TASK TO COMPLETE: Pick out each line with the word "React" from the material that follows.

SOURCE DATA:
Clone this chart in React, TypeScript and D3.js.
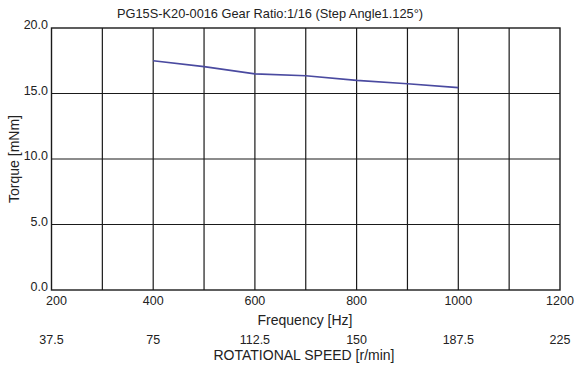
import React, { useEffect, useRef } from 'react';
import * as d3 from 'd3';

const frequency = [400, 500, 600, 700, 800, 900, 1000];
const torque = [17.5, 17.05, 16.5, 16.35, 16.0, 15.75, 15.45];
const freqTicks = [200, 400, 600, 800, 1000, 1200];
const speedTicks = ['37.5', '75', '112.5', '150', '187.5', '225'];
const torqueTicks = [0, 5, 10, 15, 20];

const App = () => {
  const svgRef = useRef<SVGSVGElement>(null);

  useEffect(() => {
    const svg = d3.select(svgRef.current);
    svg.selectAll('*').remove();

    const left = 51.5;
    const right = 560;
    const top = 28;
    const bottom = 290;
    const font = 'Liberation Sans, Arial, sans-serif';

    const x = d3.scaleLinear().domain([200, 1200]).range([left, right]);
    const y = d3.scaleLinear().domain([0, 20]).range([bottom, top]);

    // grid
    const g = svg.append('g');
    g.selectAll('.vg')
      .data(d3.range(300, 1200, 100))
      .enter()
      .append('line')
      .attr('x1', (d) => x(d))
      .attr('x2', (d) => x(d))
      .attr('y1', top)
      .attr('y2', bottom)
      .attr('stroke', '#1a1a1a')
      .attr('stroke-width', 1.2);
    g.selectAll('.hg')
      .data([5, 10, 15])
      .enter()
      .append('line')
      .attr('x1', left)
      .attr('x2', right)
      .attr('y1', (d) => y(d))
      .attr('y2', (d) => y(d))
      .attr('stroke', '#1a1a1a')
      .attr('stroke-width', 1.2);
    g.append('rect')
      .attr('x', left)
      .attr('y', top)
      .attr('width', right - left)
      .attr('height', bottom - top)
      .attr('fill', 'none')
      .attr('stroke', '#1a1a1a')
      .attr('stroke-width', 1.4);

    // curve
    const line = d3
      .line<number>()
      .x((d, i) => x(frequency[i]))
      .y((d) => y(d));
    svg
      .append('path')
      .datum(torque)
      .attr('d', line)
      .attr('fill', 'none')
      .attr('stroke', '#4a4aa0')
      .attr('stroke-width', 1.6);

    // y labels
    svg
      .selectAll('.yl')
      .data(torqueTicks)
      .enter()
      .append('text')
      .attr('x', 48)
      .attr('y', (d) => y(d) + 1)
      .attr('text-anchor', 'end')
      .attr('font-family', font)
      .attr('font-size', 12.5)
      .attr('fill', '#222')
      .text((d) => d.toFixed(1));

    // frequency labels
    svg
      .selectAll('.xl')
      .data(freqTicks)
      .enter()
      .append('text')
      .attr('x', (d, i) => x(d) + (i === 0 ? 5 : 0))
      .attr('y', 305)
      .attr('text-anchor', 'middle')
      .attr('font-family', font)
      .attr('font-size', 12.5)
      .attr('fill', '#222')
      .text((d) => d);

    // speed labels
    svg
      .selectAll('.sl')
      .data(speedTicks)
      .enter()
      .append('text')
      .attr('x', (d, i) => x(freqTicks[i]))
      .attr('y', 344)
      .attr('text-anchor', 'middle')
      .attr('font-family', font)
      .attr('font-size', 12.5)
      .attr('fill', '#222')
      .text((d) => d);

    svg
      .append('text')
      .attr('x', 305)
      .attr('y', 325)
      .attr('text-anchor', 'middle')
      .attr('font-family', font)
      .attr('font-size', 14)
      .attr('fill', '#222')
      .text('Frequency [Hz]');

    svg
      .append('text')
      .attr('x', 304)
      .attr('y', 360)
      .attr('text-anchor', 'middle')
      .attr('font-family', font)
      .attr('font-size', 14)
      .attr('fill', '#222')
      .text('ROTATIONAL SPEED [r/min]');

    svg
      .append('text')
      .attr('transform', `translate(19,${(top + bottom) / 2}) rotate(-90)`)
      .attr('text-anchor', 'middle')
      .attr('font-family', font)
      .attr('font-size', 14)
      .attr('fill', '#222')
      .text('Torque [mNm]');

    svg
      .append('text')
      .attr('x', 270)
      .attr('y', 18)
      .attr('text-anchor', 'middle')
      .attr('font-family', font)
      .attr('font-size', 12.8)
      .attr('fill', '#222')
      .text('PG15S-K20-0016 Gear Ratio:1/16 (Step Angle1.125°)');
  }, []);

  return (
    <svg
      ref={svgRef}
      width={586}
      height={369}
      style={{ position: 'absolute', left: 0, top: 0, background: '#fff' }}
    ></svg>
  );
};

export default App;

CORRECT RESULT:
Clone this chart in React, TypeScript and D3.js.
import React, { useEffect, useRef } from 'react';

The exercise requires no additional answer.